What the task asks:
Only the number is needed: how many lines contain the word "this"?

## begin Exercise inputs

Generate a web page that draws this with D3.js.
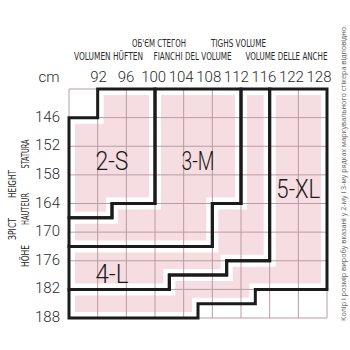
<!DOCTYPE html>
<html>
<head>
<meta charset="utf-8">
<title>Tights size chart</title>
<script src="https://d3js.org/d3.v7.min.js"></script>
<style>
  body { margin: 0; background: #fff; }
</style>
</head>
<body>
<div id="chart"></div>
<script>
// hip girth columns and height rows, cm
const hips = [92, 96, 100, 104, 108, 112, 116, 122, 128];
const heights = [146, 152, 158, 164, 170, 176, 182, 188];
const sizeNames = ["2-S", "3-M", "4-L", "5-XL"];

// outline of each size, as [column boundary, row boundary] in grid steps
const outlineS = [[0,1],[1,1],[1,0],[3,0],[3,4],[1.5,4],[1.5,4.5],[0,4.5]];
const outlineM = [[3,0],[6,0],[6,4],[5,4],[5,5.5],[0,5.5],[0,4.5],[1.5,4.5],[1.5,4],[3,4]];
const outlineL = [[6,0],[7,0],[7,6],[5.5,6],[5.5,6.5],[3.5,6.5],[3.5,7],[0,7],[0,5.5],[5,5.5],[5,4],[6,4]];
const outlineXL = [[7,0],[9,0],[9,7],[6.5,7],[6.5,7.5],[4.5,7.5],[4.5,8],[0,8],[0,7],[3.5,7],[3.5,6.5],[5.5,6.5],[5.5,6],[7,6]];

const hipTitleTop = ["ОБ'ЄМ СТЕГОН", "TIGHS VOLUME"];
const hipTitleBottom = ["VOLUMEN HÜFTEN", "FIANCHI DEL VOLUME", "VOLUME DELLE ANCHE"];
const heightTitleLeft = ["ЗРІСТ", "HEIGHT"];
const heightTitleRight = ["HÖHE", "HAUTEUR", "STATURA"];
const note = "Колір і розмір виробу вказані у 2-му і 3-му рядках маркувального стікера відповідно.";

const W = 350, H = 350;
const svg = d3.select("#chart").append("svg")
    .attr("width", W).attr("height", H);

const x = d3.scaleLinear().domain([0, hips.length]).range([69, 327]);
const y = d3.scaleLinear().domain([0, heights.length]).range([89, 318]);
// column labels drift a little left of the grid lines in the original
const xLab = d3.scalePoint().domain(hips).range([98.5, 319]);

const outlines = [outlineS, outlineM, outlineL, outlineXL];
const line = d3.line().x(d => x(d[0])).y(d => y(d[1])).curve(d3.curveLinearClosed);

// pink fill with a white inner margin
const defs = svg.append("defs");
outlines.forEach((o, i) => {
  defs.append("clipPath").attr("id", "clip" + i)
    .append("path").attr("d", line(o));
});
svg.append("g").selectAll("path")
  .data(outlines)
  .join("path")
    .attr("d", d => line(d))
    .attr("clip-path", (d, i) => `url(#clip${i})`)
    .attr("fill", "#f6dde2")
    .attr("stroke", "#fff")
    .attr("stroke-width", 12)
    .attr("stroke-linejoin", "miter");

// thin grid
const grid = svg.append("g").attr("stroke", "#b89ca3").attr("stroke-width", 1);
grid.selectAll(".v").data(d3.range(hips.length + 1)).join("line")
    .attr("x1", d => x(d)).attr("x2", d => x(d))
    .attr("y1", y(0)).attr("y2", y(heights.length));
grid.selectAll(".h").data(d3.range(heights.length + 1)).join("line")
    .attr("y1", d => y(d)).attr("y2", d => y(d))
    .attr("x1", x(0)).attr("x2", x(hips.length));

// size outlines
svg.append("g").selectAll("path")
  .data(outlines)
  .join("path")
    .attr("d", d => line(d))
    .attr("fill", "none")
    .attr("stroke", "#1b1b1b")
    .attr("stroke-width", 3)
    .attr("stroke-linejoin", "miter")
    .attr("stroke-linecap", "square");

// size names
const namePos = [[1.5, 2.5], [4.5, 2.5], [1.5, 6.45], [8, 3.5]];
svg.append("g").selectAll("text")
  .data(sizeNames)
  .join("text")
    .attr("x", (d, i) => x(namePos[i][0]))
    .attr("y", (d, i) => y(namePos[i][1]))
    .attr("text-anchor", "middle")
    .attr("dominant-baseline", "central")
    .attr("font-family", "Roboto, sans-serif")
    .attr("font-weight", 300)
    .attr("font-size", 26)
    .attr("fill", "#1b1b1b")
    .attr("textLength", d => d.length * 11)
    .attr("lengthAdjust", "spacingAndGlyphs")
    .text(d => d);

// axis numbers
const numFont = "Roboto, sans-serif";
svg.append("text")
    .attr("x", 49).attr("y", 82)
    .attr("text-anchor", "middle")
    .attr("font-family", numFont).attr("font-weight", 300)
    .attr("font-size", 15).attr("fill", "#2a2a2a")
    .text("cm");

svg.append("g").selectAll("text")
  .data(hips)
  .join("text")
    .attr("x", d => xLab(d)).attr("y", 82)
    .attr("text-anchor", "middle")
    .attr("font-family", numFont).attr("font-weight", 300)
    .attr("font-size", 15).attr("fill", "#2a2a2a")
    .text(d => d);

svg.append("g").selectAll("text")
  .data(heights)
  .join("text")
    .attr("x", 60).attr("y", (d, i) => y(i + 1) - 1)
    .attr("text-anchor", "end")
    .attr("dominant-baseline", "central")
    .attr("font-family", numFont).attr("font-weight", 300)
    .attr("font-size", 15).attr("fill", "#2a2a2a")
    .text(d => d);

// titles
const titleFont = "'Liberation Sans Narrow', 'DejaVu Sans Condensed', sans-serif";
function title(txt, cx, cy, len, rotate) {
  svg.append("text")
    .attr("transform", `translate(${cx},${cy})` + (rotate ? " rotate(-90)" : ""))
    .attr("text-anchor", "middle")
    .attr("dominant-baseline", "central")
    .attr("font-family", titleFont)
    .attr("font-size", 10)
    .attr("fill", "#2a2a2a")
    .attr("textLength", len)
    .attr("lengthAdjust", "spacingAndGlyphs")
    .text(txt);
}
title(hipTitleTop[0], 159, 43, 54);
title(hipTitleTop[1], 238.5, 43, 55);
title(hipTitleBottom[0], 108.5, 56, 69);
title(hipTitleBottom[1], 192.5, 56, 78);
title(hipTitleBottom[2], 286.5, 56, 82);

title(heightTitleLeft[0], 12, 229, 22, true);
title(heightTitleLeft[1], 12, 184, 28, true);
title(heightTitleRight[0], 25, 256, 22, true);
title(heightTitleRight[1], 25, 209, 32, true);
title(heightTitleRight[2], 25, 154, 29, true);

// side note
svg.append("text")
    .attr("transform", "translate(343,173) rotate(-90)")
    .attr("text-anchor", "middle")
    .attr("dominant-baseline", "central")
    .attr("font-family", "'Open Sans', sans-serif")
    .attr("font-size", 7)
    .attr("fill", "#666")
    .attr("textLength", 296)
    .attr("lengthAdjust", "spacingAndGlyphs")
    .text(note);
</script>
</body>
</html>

## end Exercise inputs
## begin Exercise inputs

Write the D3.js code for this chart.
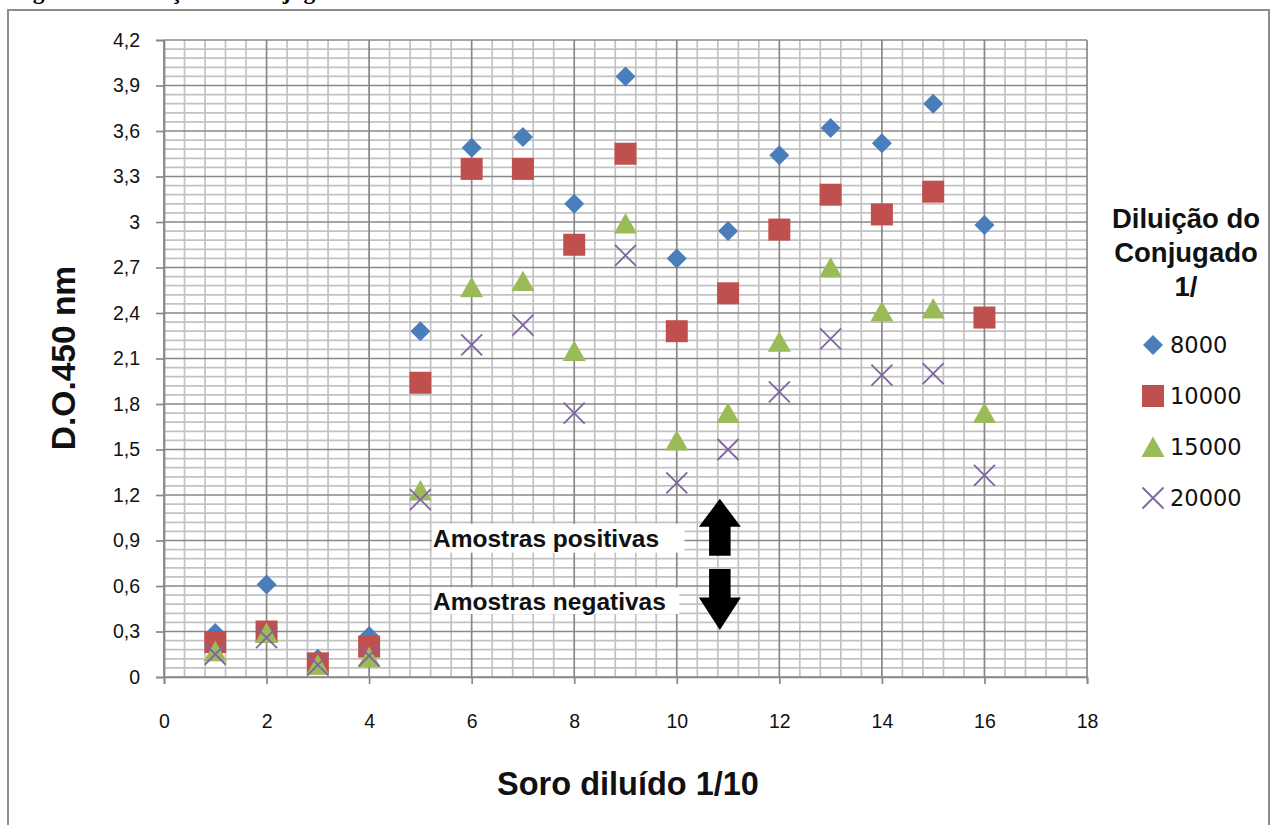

## end Exercise inputs

Solution:
2